(Romano con la fisarmonica ad Ischia con Calise al centro)
di Piero Montanari
(seconda parte)
Era timido, dicevo, ma goliarda e buontempone, incline al “cazzeggio”, sempre con la battuta pronta, una barzelletta da raccontare e con la voglia di ridere. Aveva terrore di tutto ciò che potesse essere serio. Sembrava non volesse mai approfondire gli argomenti o impegnarsi più di tanto, come se volesse sempre veleggiare leggero al di sopra di tutte le situazioni scomode, con la sua nevrosi che lo obbligava ad alleggerire tutto, anche quando si presentavano problemi da risolvere.

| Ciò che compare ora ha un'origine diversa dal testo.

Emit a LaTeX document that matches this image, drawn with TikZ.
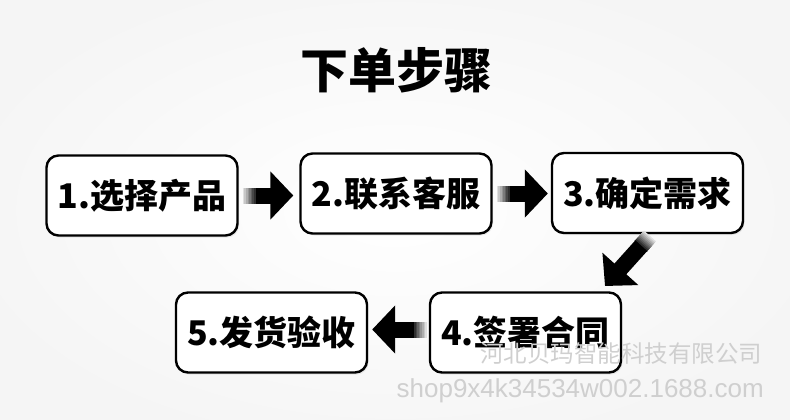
\documentclass[tikz,border=0pt]{standalone}
\usepackage{fontspec}
\newfontfamily\cjk{Noto Sans CJK SC}
\setsansfont{Liberation Sans}
\usetikzlibrary{arrows.meta,shadows,calc}
\newcommand\fadearrow[2]{%
  \foreach \qi [evaluate=\qi as \qa using \qi*1.6,
                evaluate=\qi as \qc using int(12+\qi*10)] in {0,...,7}{
    \draw[line width=16pt,black!\qc] ($(#1)!\qa pt!(#2)$) -- ($(#1)!14pt!(#2)$);
  }
  \draw[blockarrow] ($(#1)!13pt!(#2)$) -- (#2);
}
\begin{document}
\begin{tikzpicture}[x=1pt,y=-1pt,
  stepbox/.style={draw=black,line width=2.4pt,rounded corners=12pt,fill=white,
    minimum width=191pt,minimum height=80pt,inner sep=0pt,
    font=\cjk\bfseries\fontsize{34}{34}\selectfont,
    drop shadow={shadow xshift=1.5pt,shadow yshift=-2pt,opacity=0.15}},
  blockarrow/.style={line width=16pt,black,-{Triangle[length=23pt,width=47pt]}},
  wmark/.style={text=black!19,inner sep=0pt}
]
\useasboundingbox (0,0) rectangle (790,420);
\shade[inner color=white,outer color=black!4] (-60,-40) rectangle (850,460);
\node[font=\cjk\bfseries\fontsize{48}{48}\selectfont] (title) at (396,70) {下单步骤};
\node[stepbox] (b1) at (142,195.5) {1.选择产品};
\node[stepbox] (b2) at (396,193.5) {2.联系客服};
\node[stepbox] (b3) at (647.5,193) {3.确定需求};
\node[stepbox] (b4) at (525.5,332.5) {4.签署合同};
\node[stepbox] (b5) at (271.5,332.5) {5.发货验收};
\coordinate (a1s) at ([xshift=4pt]b1.east);
\coordinate (a1e) at ([xshift=-6pt]b1.east -| b2.west);
\coordinate (a2s) at ([xshift=4pt]b2.east);
\coordinate (a2e) at ([xshift=-3pt]b2.east -| b3.west);
\coordinate (d1) at (650,236);
\coordinate (d2) at (605,286);
\coordinate (a4s) at ([xshift=-2pt,yshift=3pt]b4.west);
\coordinate (a4e) at ([xshift=4pt,yshift=3pt]b5.east);
\fadearrow{a1s}{a1e}
\fadearrow{a2s}{a2e}
\fadearrow{d1}{d2}
\fadearrow{a4s}{a4e}
\node[wmark,font=\cjk\fontsize{23.5}{23.5}\selectfont] (wm1) at (621,354) {河北贝玛智能科技有限公司};
\node[wmark,font=\sffamily\fontsize{26}{26}\selectfont,anchor=base east] (wm2) at (764,397) {shop9x4k34534w002.1688.com};
\end{tikzpicture}
\end{document}
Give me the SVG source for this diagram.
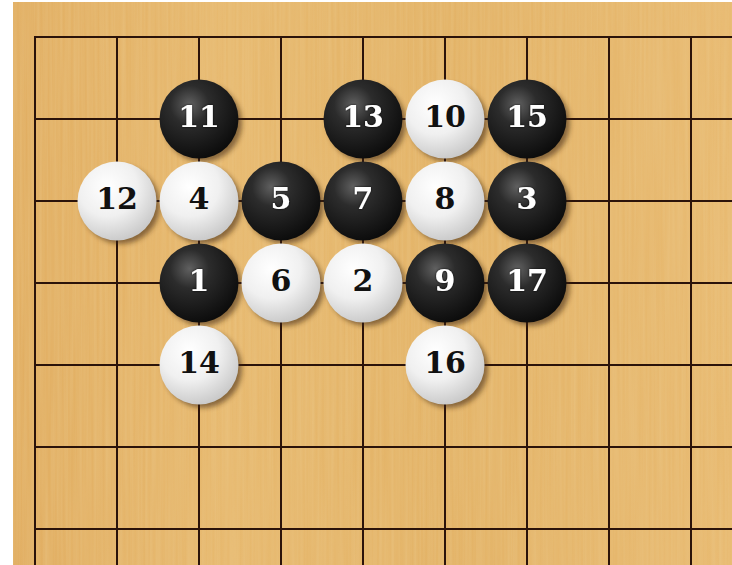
<svg xmlns="http://www.w3.org/2000/svg" width="732" height="565" viewBox="0 0 732 565">
<defs>
<linearGradient id="wood" x1="0" y1="0" x2="1" y2="0">
<stop offset="0" stop-color="#e1ae62"/>
<stop offset="0.3" stop-color="#e7b96f"/>
<stop offset="0.6" stop-color="#e3b367"/>
<stop offset="1" stop-color="#e8ba71"/>
</linearGradient>
<filter id="grain" x="0" y="0" width="100%" height="100%">
<feTurbulence type="fractalNoise" baseFrequency="0.35 0.006" numOctaves="2" seed="3" result="n"/>
<feColorMatrix in="n" type="matrix" values="0 0 0 0 0.85  0 0 0 0 0.62  0 0 0 0 0.3  0 0 0 0.5 -0.12" result="c"/>
<feComposite in="c" in2="SourceGraphic" operator="in"/>
</filter>
<radialGradient id="blk" cx="0.38" cy="0.32" r="0.7">
<stop offset="0" stop-color="#606060"/>
<stop offset="0.35" stop-color="#2c2c2c"/>
<stop offset="1" stop-color="#0c0c0c"/>
</radialGradient>
<radialGradient id="wht" cx="0.38" cy="0.32" r="0.75">
<stop offset="0" stop-color="#ffffff"/>
<stop offset="0.5" stop-color="#f0f0f0"/>
<stop offset="1" stop-color="#c4c4c4"/>
</radialGradient>
<filter id="shadow" x="-30%" y="-30%" width="160%" height="160%">
<feGaussianBlur stdDeviation="2.5"/>
</filter>
<filter id="glow" x="-20%" y="-20%" width="140%" height="140%">
<feGaussianBlur in="SourceAlpha" stdDeviation="1.2" result="b"/>
<feFlood flood-color="#000" flood-opacity="0.9"/>
<feComposite in2="b" operator="in" result="s"/>
<feMerge><feMergeNode in="s"/><feMergeNode in="SourceGraphic"/></feMerge>
</filter>
</defs>
<style>
.grid line{stroke:#2b130a;stroke-width:2}
.sh{fill:#3a2410;opacity:0.55;filter:url(#shadow)}
.b .st{fill:url(#blk)}
.w .st{fill:url(#wht)}
text{font-family:"DejaVu Serif","Liberation Serif",serif;font-weight:bold;font-size:30px;text-anchor:middle}
.b text{fill:#fff;filter:url(#glow)}
.w text{fill:#111}
</style>
<rect x="0" y="0" width="732" height="565" fill="#ffffff"/>
<rect id="board" x="13" y="2" width="719" height="563" fill="url(#wood)"/>
<rect x="13" y="2" width="719" height="563" fill="#e6b66c" filter="url(#grain)"/>
<g id="connectors" class="grid">
<line x1="35" y1="37" x2="35" y2="565"/>
<line x1="117" y1="37" x2="117" y2="565"/>
<line x1="199" y1="37" x2="199" y2="565"/>
<line x1="281" y1="37" x2="281" y2="565"/>
<line x1="363" y1="37" x2="363" y2="565"/>
<line x1="445" y1="37" x2="445" y2="565"/>
<line x1="527" y1="37" x2="527" y2="565"/>
<line x1="609" y1="37" x2="609" y2="565"/>
<line x1="691" y1="37" x2="691" y2="565"/>
<line x1="34" y1="37" x2="732" y2="37"/>
<line x1="34" y1="119" x2="732" y2="119"/>
<line x1="34" y1="201" x2="732" y2="201"/>
<line x1="34" y1="283" x2="732" y2="283"/>
<line x1="34" y1="365" x2="732" y2="365"/>
<line x1="34" y1="447" x2="732" y2="447"/>
<line x1="34" y1="529" x2="732" y2="529"/>
</g>
<g id="shadows">
<circle class="sh" cx="203" cy="123" r="39"/>
<circle class="sh" cx="367" cy="123" r="39"/>
<circle class="sh" cx="449" cy="123" r="39"/>
<circle class="sh" cx="531" cy="123" r="39"/>
<circle class="sh" cx="121" cy="205" r="39"/>
<circle class="sh" cx="203" cy="205" r="39"/>
<circle class="sh" cx="285" cy="205" r="39"/>
<circle class="sh" cx="367" cy="205" r="39"/>
<circle class="sh" cx="449" cy="205" r="39"/>
<circle class="sh" cx="531" cy="205" r="39"/>
<circle class="sh" cx="203" cy="287" r="39"/>
<circle class="sh" cx="285" cy="287" r="39"/>
<circle class="sh" cx="367" cy="287" r="39"/>
<circle class="sh" cx="449" cy="287" r="39"/>
<circle class="sh" cx="531" cy="287" r="39"/>
<circle class="sh" cx="203" cy="369" r="39"/>
<circle class="sh" cx="449" cy="369" r="39"/>
</g>
<g id="stone-1" class="b"><circle class="st" cx="199" cy="283" r="39.5"/><text x="199" y="291">1</text></g>
<g id="stone-2" class="w"><circle class="st" cx="363" cy="283" r="39.5"/><text x="363" y="291">2</text></g>
<g id="stone-3" class="b"><circle class="st" cx="527" cy="201" r="39.5"/><text x="527" y="209">3</text></g>
<g id="stone-4" class="w"><circle class="st" cx="199" cy="201" r="39.5"/><text x="199" y="209">4</text></g>
<g id="stone-5" class="b"><circle class="st" cx="281" cy="201" r="39.5"/><text x="281" y="209">5</text></g>
<g id="stone-6" class="w"><circle class="st" cx="281" cy="283" r="39.5"/><text x="281" y="291">6</text></g>
<g id="stone-7" class="b"><circle class="st" cx="363" cy="201" r="39.5"/><text x="363" y="209">7</text></g>
<g id="stone-8" class="w"><circle class="st" cx="445" cy="201" r="39.5"/><text x="445" y="209">8</text></g>
<g id="stone-9" class="b"><circle class="st" cx="445" cy="283" r="39.5"/><text x="445" y="291">9</text></g>
<g id="stone-10" class="w"><circle class="st" cx="445" cy="119" r="39.5"/><text x="445" y="127">10</text></g>
<g id="stone-11" class="b"><circle class="st" cx="199" cy="119" r="39.5"/><text x="199" y="127">11</text></g>
<g id="stone-12" class="w"><circle class="st" cx="117" cy="201" r="39.5"/><text x="117" y="209">12</text></g>
<g id="stone-13" class="b"><circle class="st" cx="363" cy="119" r="39.5"/><text x="363" y="127">13</text></g>
<g id="stone-14" class="w"><circle class="st" cx="199" cy="365" r="39.5"/><text x="199" y="373">14</text></g>
<g id="stone-15" class="b"><circle class="st" cx="527" cy="119" r="39.5"/><text x="527" y="127">15</text></g>
<g id="stone-16" class="w"><circle class="st" cx="445" cy="365" r="39.5"/><text x="445" y="373">16</text></g>
<g id="stone-17" class="b"><circle class="st" cx="527" cy="283" r="39.5"/><text x="527" y="291">17</text></g>
</svg>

Per via di questa timidezza era un po’ goffo e spesso impacciato, ma davanti al pianoforte si trasformava in un musicista possente e trascinatore. Suonava il piano jazz meravigliosamente e lo suonava senza averlo mai studiato, in senso canonico. I suoi percorsi musicali erano stati altri: aveva imparato a suonare, come si diceva, ascoltando i dischi di jazz che il fratello Vittorio, grande appassionato del genere, gli aveva regalato. Erano proprio quei ‘Victory disc’ , i V disc come li chiamavano all’epoca, una delle cose buone arrivate con gli americani, insieme alla cioccolata ed alle gomme da masticare. Gli americani, i “freerer”, i liberatori che cacciarono Hitler ed i fascisti dall’Italia e dall’Europa. I V disc erano intrisi di quella nuova musica che nel nostro paese si era ascoltata poco, per via dell’autarchia e della xenofobia fascista. Quella musica nuova piaceva molto a Romano e lo conquistò, tanto da fregarsene se il fascismo l’aveva messa in mora e, in qualche modo, cercato di italianizzare stupidamente (“St. Louis blues” e “Honeysuckle rose” erano diventati per il ventennio “Le tristezze di san Luigi” e “Pepe sulle rose”).
Fu così che Romano, confinato alla fine della guerra ad Ischia con il resto della sua famiglia (Donna Rachele, Annamaria, Vittorio ed Edda) iniziò ad appassionarsi seriamente al pianoforte che aveva in casa e che suonava anche dodici ore al giorno. In seguito, come abbiamo raccontato nella prima parte, entrò nel complessino di Ugo Calise, il cantautore ischitano, anch’egli grande appassionato di jazz.
(Romano in braccio al padre)
In realtà dai Mussolini la musica aveva sempre avuto un posto d’onore, se non altro per i dischi che il duce era uso ‘suonare’ quando tornava a casa la sera dopo il suo ufficio. - Erano dischi di jazz – racconta Romano, - a mio padre piaceva molto - senza mai aggiungere che al resto d’Italia non era concesso ascoltarli. E poi il duce suonava il violino. La storia di questo violino appartenuto a Mussolini è ormai diventata leggenda nazionale: sembra ne circolino nel mondo almeno una decina, di cui due o tre di dubbia provenienza e tutti gli altri forse autenticati da Romano… Una piccola furbata? Può darsi, non è dato saperlo, ed è con affetto sincero che svelo qualche piccolo espediente che permetteva a Romano di non vivere in bolletta, com’era solito vivere lui.
Per tutta la vita aveva avuto a che fare con problemi economici e li risolveva a suo modo, come poteva. Un giorno il violino del padre, l’altro gli orologi firmati da lui, un altro ancora i quadri. Certo, c’era la musica e c’erano i concerti, ma non sempre i soldi bastavano, soprattutto a lui che si lamentava di avere più famiglie a carico.